On the first play after the ejection, Leanza stole the ball from the Big Green’s Steve Callahan under the Dartmouth basket and made an uncontested layup for Yale’s first points of the night. It set the tone for the rest of the game, as Yale’s defense, especially its full-court press, stymied the Big Green, and Yale’s offense scored nearly at will.

“I wasn’t worried [about the ejection],” Archibong said. “You take [Gamboa] out of the game and who do you have coming off the bench? An All-Ivy player from last year.”

Leanza’s performance hearkened back to last season when he earned Honorable Mention All-Ivy honors.

Saturday night, he scored 10 points on four for six shooting, had six assists, four steals and only one turnover in 18 minutes.

“I felt I had to come in and not let us have a drop-off,” Leanza said. “This was the most fun I have had all year.”

It was one of the most lopsided games for the Bulldogs this year, as the lead got as high as 44 points, 82-38, before the Big Green narrowed the gap in the final minutes. The entire Bulldog roster, with the exception of Gamboa, was able to play at least seven minutes

T.J. McHugh ’03 led all scorers with 16 points, while Matt Minoff ’04 and Mark Lovett ’05 each chipped in 10. Yale shot 50 percent from the floor, forced 20 Dartmouth turnovers, and held a commanding 41-27 advantage on the boards.
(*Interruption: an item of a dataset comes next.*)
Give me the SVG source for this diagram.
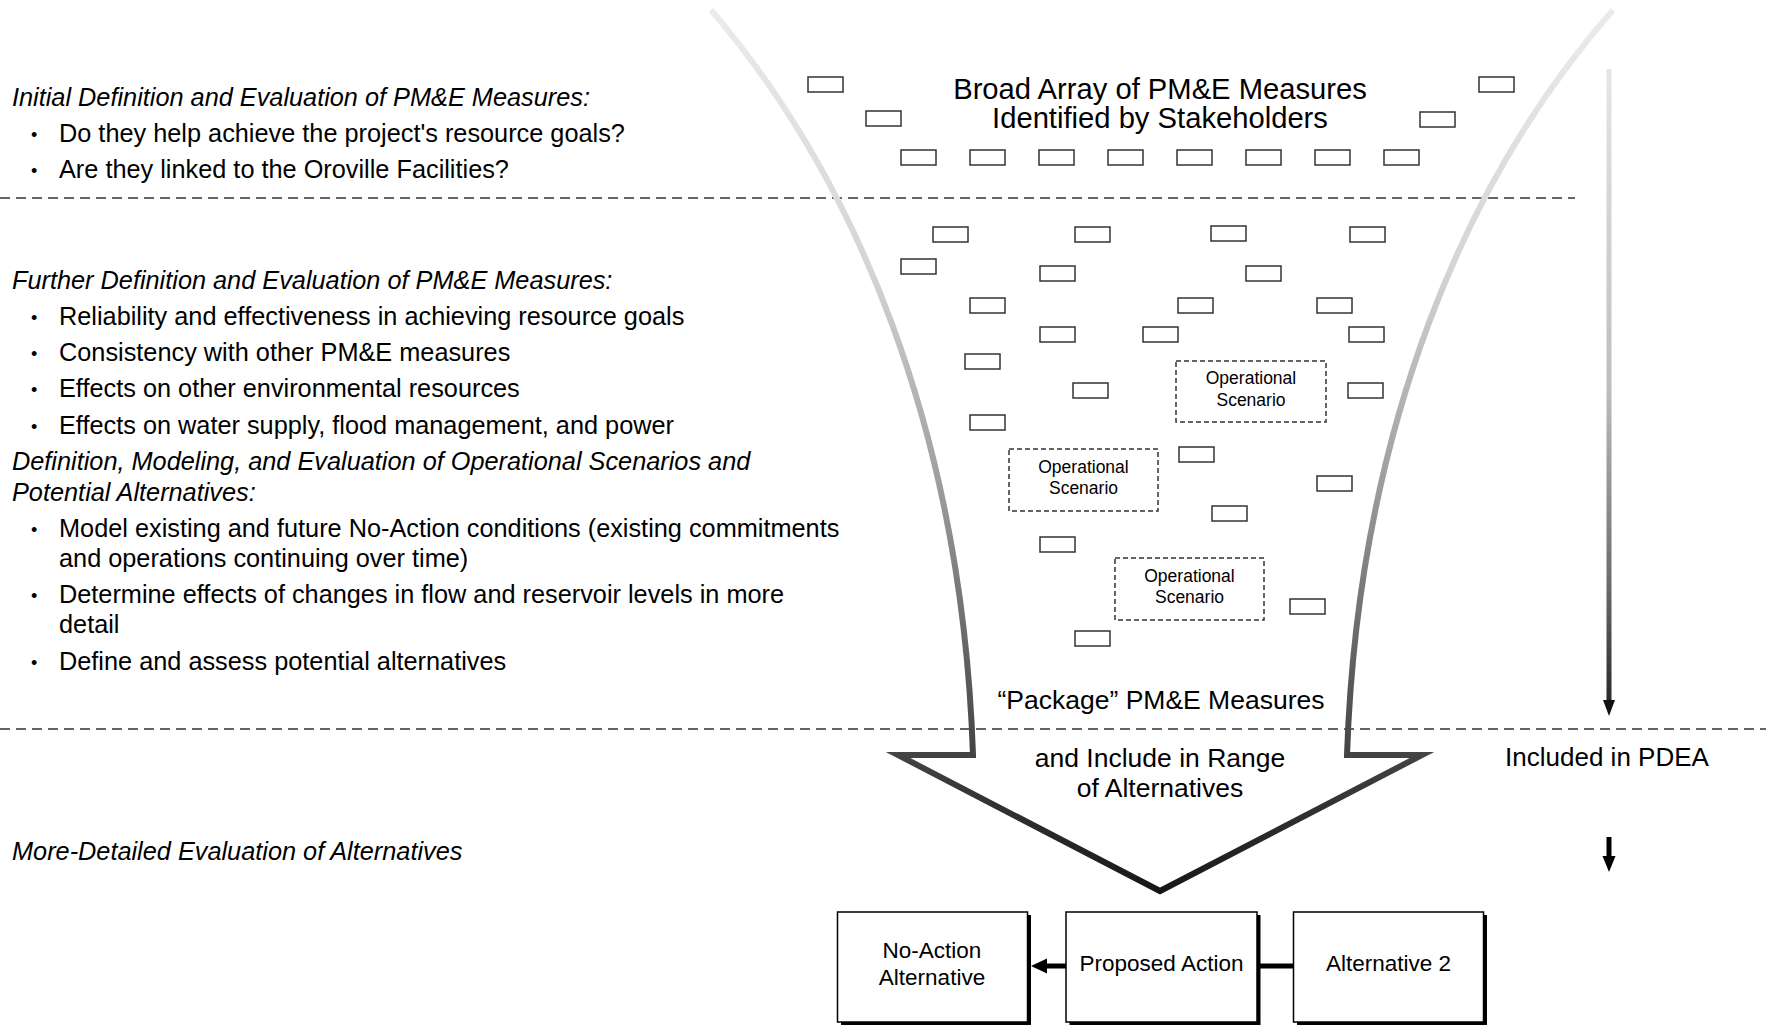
<svg xmlns="http://www.w3.org/2000/svg" width="1775" height="1030" viewBox="0 0 1775 1030">
<style>
  text { font-family: "Liberation Sans", Arial, sans-serif; fill: #000; }
  .lt { font-size: 25.3px; }
  .it { font-style: italic; }
  .bul { font-size: 18px; }
  .hd { font-size: 29.2px; text-anchor: middle; }
  .pk { font-size: 26.5px; text-anchor: middle; }
  .os { font-size: 17.5px; text-anchor: middle; }
  .bx { font-size: 22.5px; text-anchor: middle; }
  .sr { fill: #fff; stroke: #333; stroke-width: 1.5; }
  .osb { fill: #fff; stroke: #333; stroke-width: 1.5; stroke-dasharray: 5 3; }
  .dl { stroke: #333; stroke-width: 1.5; stroke-dasharray: 10 6; fill: none; }
  .box { fill: #fff; stroke: #000; stroke-width: 1.5; }
  .shadow { fill: #000; }
</style>
<defs>
  <linearGradient id="fg" gradientUnits="userSpaceOnUse" x1="0" y1="0" x2="0" y2="900">
    <stop offset="0" stop-color="#ececec"/>
    <stop offset="0.3" stop-color="#d4d4d4"/>
    <stop offset="0.55" stop-color="#9a9a9a"/>
    <stop offset="0.75" stop-color="#5c5c5c"/>
    <stop offset="0.85" stop-color="#404040"/>
    <stop offset="1" stop-color="#141414"/>
  </linearGradient>
  <linearGradient id="ag" gradientUnits="userSpaceOnUse" x1="0" y1="69" x2="0" y2="715">
    <stop offset="0" stop-color="#e6e6e6"/>
    <stop offset="0.5" stop-color="#bdbdbd"/>
    <stop offset="0.8" stop-color="#6a6a6a"/>
    <stop offset="1" stop-color="#222"/>
  </linearGradient>
</defs>
<rect width="1775" height="1030" fill="#fff"/>

<!-- left texts -->
<g id="left-text">
  <text class="lt it" x="12" y="106">Initial Definition and Evaluation of PM&amp;E Measures:</text>
  <text class="bul" x="31" y="141">•</text><text class="lt" x="59" y="142">Do they help achieve the project's resource goals?</text>
  <text class="bul" x="31" y="177">•</text><text class="lt" x="59" y="178">Are they linked to the Oroville Facilities?</text>

  <text class="lt it" x="12" y="289">Further Definition and Evaluation of PM&amp;E Measures:</text>
  <text class="bul" x="31" y="324">•</text><text class="lt" x="59" y="325">Reliability and effectiveness in achieving resource goals</text>
  <text class="bul" x="31" y="360">•</text><text class="lt" x="59" y="361">Consistency with other PM&amp;E measures</text>
  <text class="bul" x="31" y="396">•</text><text class="lt" x="59" y="397">Effects on other environmental resources</text>
  <text class="bul" x="31" y="433">•</text><text class="lt" x="59" y="434">Effects on water supply, flood management, and power</text>
  <text class="lt it" x="12" y="470">Definition, Modeling, and Evaluation of Operational Scenarios and</text>
  <text class="lt it" x="12" y="501">Potential Alternatives:</text>
  <text class="bul" x="31" y="536">•</text><text class="lt" x="59" y="537">Model existing and future No-Action conditions (existing commitments</text>
  <text class="lt" x="59" y="567">and operations continuing over time)</text>
  <text class="bul" x="31" y="602">•</text><text class="lt" x="59" y="603">Determine effects of changes in flow and reservoir levels in more</text>
  <text class="lt" x="59" y="633">detail</text>
  <text class="bul" x="31" y="669">•</text><text class="lt" x="59" y="670">Define and assess potential alternatives</text>

  <text class="lt it" x="12" y="860">More-Detailed Evaluation of Alternatives</text>
</g>

<!-- dashed separators -->
<g id="separators">
  <line class="dl" x1="0" y1="198" x2="1575" y2="198"/>
  <line class="dl" x1="0" y1="729" x2="1766" y2="729"/>
</g>

<!-- funnel -->
<g id="funnel">
  <path d="M711,10 C855,178 962,430 973,755 L898,755 L1160,891 L1422,755 L1347,755 C1358,430 1465,178 1613,10" fill="none" stroke="url(#fg)" stroke-width="6" stroke-linejoin="miter" stroke-miterlimit="10"/>
  <text class="hd" x="1160" y="99">Broad Array of PM&amp;E Measures</text>
  <text class="hd" x="1160" y="128">Identified by Stakeholders</text>
  <text class="pk" x="1161" y="709">“Package” PM&amp;E Measures</text>
  <text class="pk" x="1160" y="767">and Include in Range</text>
  <text class="pk" x="1160" y="797">of Alternatives</text>
</g>

<!-- measures -->
<g id="measures">
  <rect class="sr" x="808" y="77" width="35" height="15"/>
  <rect class="sr" x="866" y="111" width="35" height="15"/>
  <rect class="sr" x="1479" y="77" width="35" height="15"/>
  <rect class="sr" x="1420" y="112" width="35" height="15"/>
  <rect class="sr" x="901" y="150" width="35" height="15"/>
  <rect class="sr" x="970" y="150" width="35" height="15"/>
  <rect class="sr" x="1039" y="150" width="35" height="15"/>
  <rect class="sr" x="1108" y="150" width="35" height="15"/>
  <rect class="sr" x="1177" y="150" width="35" height="15"/>
  <rect class="sr" x="1246" y="150" width="35" height="15"/>
  <rect class="sr" x="1315" y="150" width="35" height="15"/>
  <rect class="sr" x="1384" y="150" width="35" height="15"/>

  <rect class="sr" x="933" y="227" width="35" height="15"/>
  <rect class="sr" x="1075" y="227" width="35" height="15"/>
  <rect class="sr" x="1211" y="226" width="35" height="15"/>
  <rect class="sr" x="1350" y="227" width="35" height="15"/>
  <rect class="sr" x="901" y="259" width="35" height="15"/>
  <rect class="sr" x="1040" y="266" width="35" height="15"/>
  <rect class="sr" x="1246" y="266" width="35" height="15"/>
  <rect class="sr" x="970" y="298" width="35" height="15"/>
  <rect class="sr" x="1178" y="298" width="35" height="15"/>
  <rect class="sr" x="1317" y="298" width="35" height="15"/>
  <rect class="sr" x="1040" y="327" width="35" height="15"/>
  <rect class="sr" x="1143" y="327" width="35" height="15"/>
  <rect class="sr" x="1349" y="327" width="35" height="15"/>
  <rect class="sr" x="965" y="354" width="35" height="15"/>
  <rect class="sr" x="1073" y="383" width="35" height="15"/>
  <rect class="sr" x="1348" y="383" width="35" height="15"/>
  <rect class="sr" x="970" y="415" width="35" height="15"/>
  <rect class="sr" x="1179" y="447" width="35" height="15"/>
  <rect class="sr" x="1317" y="476" width="35" height="15"/>
  <rect class="sr" x="1212" y="506" width="35" height="15"/>
  <rect class="sr" x="1040" y="537" width="35" height="15"/>
  <rect class="sr" x="1290" y="599" width="35" height="15"/>
  <rect class="sr" x="1075" y="631" width="35" height="15"/>
</g>

<g id="scenario-1">
  <rect class="osb" x="1176" y="361" width="150" height="61"/>
  <text class="os" x="1251" y="384">Operational</text>
  <text class="os" x="1251" y="406">Scenario</text>
</g>
<g id="scenario-2">
  <rect class="osb" x="1009" y="449" width="149" height="62"/>
  <text class="os" x="1083.5" y="473">Operational</text>
  <text class="os" x="1083.5" y="494">Scenario</text>
</g>
<g id="scenario-3">
  <rect class="osb" x="1115" y="558" width="149" height="62"/>
  <text class="os" x="1189.5" y="582">Operational</text>
  <text class="os" x="1189.5" y="603">Scenario</text>
</g>

<!-- right side timeline -->
<g id="timeline">
  <rect x="1606.5" y="69" width="5" height="633" fill="url(#ag)"/>
  <polygon points="1603,700 1615,700 1609,716" fill="#111"/>
  <text class="pk" x="1607" y="766" style="font-size:26px">Included in PDEA</text>
  <rect x="1606.5" y="837" width="5" height="21" fill="#000"/>
  <polygon points="1602.5,856 1615.5,856 1609,872" fill="#000"/>
</g>

<!-- alternatives -->
<g id="no-action">
  <rect class="shadow" x="841" y="915" width="190" height="110"/>
  <rect class="box" x="837.5" y="912" width="190" height="110"/>
  <text class="bx" x="932" y="958">No-Action</text>
  <text class="bx" x="932" y="985">Alternative</text>
</g>
<g id="proposed-action">
  <rect class="shadow" x="1069.5" y="915" width="191" height="110"/>
  <rect class="box" x="1066" y="912" width="191" height="110"/>
  <text class="bx" x="1161.5" y="971">Proposed Action</text>
</g>
<g id="alternative-2">
  <rect class="shadow" x="1297" y="915" width="190" height="110"/>
  <rect class="box" x="1293.5" y="912" width="190" height="110"/>
  <text class="bx" x="1388.5" y="971">Alternative 2</text>
</g>

<g id="connectors">
  <line x1="1066" y1="966" x2="1045" y2="966" stroke="#000" stroke-width="5"/>
  <polygon points="1031,966 1047,958.5 1047,973.5" fill="#000"/>
  <line x1="1258" y1="966" x2="1293" y2="966" stroke="#000" stroke-width="5"/>
</g>
</svg>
Notes: The Bulldogs honored team manager Sean Crummie ’02 on Senior Night Saturday at the Lee Amphitheater. There are no seniors on Yale’s roster — The Elis 11 conference wins this season are the most since the ’66-7 team won 11 Ivy games — Yale attempted 81 free throws this weekend, upping its league-leading total of free throws attempted to 713.